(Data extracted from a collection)
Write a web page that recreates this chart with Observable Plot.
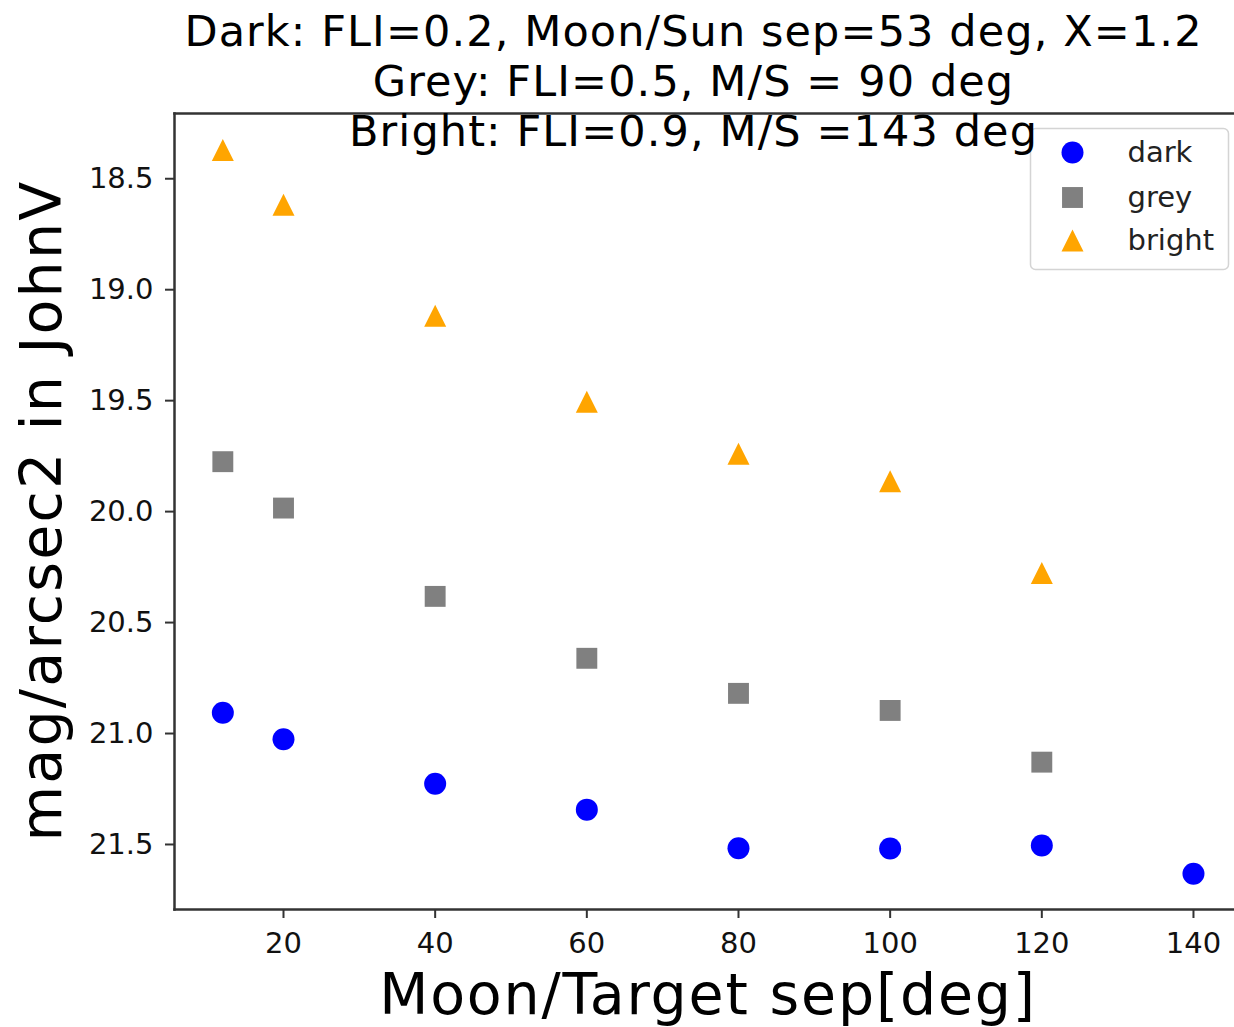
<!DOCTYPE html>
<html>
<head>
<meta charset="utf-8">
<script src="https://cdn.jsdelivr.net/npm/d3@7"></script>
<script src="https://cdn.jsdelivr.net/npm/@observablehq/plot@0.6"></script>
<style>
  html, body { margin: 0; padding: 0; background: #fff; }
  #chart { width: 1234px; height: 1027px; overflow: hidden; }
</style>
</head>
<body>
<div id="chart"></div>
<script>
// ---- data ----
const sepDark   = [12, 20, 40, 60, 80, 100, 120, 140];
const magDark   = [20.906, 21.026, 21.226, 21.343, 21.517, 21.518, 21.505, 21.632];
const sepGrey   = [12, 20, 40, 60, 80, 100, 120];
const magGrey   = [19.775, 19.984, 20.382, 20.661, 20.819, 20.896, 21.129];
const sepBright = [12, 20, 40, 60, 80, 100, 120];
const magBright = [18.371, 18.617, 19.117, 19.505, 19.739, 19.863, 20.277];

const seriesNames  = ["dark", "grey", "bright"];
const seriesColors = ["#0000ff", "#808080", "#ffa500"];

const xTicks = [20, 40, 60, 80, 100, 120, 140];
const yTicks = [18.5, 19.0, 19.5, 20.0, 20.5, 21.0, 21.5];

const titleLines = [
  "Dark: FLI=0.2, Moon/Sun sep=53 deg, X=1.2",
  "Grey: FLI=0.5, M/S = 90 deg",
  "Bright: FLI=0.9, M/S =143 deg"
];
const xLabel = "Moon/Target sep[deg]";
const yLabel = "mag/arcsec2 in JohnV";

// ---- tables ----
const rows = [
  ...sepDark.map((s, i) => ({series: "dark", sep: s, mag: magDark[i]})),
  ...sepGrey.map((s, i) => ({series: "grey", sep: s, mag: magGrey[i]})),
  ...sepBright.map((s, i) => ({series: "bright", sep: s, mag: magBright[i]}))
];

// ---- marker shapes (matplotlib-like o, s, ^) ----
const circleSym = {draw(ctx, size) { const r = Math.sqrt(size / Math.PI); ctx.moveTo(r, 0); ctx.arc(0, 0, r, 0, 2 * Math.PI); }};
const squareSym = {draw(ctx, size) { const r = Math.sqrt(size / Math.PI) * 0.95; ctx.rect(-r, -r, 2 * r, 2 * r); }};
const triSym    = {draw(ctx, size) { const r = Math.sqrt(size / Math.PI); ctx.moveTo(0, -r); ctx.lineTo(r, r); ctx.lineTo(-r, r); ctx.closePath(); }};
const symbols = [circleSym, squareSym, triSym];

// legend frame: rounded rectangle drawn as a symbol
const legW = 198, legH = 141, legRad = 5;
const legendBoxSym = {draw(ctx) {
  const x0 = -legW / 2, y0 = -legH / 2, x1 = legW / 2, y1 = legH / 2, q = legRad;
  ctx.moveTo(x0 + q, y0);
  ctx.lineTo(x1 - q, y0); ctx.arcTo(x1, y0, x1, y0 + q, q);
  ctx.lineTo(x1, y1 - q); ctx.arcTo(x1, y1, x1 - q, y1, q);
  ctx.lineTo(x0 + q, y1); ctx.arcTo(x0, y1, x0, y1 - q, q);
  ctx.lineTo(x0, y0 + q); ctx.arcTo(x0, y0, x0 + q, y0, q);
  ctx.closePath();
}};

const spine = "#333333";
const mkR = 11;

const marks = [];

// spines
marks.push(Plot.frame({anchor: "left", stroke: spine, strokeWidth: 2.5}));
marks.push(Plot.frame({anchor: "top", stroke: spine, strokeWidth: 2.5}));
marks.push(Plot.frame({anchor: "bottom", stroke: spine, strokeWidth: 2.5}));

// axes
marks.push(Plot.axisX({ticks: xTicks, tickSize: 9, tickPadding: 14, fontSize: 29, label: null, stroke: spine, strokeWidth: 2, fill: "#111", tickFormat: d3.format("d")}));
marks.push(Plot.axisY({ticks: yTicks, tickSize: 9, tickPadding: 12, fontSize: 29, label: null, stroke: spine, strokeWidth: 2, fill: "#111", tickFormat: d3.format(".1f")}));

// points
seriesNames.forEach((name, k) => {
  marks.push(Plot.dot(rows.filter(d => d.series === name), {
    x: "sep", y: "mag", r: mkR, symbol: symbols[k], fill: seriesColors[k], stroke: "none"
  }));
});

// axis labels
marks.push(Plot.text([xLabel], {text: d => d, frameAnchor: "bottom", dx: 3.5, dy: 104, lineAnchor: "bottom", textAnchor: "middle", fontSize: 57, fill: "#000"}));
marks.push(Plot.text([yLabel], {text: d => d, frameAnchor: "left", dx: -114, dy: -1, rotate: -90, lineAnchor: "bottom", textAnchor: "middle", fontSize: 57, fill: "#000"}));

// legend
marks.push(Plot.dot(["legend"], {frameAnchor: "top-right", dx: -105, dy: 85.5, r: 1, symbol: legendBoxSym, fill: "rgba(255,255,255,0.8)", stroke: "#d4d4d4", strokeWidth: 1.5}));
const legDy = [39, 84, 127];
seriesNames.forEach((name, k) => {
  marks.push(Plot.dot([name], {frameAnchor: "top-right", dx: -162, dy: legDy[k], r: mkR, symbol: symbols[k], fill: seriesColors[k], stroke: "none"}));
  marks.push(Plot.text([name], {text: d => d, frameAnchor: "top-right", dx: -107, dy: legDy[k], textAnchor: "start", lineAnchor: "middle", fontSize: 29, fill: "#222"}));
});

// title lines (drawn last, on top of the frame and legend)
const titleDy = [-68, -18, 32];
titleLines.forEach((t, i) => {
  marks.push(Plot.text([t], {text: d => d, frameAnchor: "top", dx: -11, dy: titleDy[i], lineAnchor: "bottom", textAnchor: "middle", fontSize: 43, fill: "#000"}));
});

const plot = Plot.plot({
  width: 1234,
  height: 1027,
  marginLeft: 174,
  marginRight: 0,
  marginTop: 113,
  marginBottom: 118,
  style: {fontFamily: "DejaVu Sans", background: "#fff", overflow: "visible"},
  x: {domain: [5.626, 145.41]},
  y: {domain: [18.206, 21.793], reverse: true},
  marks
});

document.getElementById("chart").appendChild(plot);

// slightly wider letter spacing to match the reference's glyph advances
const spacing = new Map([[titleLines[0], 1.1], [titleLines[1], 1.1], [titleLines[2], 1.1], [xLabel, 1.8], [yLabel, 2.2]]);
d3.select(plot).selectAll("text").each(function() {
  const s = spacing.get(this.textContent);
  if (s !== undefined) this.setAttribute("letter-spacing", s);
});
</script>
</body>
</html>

* * *

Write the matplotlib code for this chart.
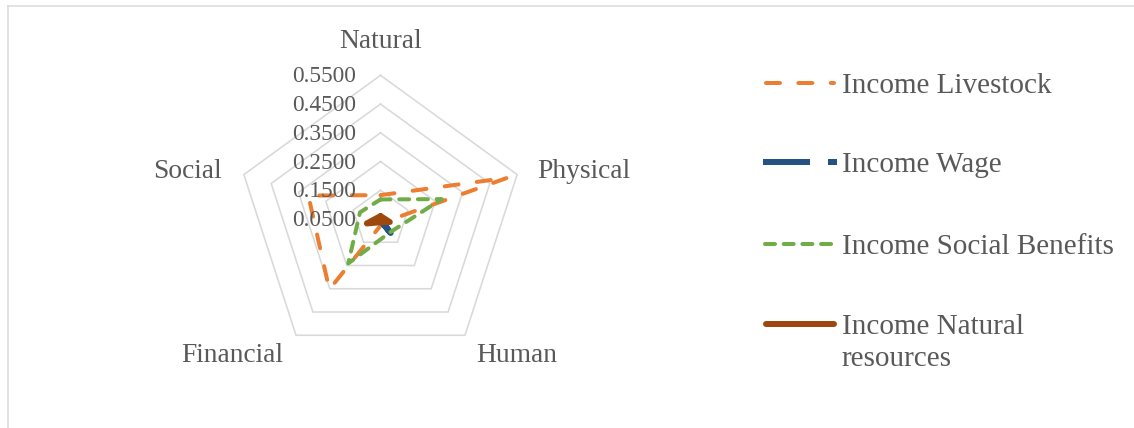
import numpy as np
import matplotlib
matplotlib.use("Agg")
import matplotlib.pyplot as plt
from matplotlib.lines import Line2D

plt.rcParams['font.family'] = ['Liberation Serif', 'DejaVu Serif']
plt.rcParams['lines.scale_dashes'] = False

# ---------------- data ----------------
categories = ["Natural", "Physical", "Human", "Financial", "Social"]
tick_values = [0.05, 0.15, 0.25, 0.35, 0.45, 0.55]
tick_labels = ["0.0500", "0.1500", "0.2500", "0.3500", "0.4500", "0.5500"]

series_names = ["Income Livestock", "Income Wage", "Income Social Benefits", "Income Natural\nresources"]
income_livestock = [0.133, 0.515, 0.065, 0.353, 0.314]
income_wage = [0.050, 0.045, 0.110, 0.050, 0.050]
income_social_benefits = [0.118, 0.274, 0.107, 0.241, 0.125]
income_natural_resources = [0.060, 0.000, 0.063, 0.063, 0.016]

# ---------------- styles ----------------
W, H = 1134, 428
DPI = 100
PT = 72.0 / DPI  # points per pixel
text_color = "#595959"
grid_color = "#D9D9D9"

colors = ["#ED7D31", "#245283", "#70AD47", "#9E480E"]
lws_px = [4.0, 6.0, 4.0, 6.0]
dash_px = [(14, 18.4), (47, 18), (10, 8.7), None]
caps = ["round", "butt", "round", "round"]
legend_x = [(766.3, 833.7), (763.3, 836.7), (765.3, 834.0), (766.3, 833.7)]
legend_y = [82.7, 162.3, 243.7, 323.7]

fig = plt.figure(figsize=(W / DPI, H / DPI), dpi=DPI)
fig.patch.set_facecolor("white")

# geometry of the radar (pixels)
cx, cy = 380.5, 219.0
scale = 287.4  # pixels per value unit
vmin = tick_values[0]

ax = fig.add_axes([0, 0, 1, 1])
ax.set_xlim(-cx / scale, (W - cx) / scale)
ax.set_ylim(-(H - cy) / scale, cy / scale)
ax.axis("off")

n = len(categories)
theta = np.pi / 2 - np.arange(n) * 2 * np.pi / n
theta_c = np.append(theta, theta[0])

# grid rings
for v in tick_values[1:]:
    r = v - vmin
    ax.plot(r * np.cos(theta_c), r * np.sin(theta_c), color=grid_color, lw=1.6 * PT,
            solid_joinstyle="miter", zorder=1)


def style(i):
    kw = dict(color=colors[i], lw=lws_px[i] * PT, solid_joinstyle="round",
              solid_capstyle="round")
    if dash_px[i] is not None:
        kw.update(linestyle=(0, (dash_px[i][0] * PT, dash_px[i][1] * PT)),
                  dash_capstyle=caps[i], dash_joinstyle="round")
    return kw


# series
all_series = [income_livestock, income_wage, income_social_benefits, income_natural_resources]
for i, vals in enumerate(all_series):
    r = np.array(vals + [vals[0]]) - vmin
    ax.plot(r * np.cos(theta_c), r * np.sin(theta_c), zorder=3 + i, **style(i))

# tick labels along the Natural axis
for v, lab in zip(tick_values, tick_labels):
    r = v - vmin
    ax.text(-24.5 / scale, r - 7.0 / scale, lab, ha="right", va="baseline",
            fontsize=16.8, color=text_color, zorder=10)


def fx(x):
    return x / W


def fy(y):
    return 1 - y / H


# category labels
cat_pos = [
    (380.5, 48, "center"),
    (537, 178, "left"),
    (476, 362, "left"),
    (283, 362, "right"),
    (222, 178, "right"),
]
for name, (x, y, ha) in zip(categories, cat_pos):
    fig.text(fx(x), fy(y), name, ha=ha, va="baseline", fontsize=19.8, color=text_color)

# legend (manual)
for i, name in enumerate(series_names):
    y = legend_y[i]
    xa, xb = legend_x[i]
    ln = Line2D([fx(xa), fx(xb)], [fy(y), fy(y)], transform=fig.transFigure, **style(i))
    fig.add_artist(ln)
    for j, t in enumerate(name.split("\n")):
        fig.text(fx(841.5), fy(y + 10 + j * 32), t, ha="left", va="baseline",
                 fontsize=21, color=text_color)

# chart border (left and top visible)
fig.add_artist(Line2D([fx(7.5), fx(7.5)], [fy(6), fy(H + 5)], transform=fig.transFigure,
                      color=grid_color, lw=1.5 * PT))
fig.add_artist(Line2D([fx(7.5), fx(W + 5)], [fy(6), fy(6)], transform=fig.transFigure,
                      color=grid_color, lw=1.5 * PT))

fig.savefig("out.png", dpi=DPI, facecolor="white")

EXERCISE =
Where a line above contains the word "matplotlib", copy that line.

RESPONSE TO THIS TASK =
// ---- marker shapes (matplotlib-like o, s, ^) ----
Write the matplotlib code for this chart.
import matplotlib
matplotlib.use("Agg")
import matplotlib.pyplot as plt
from matplotlib.lines import Line2D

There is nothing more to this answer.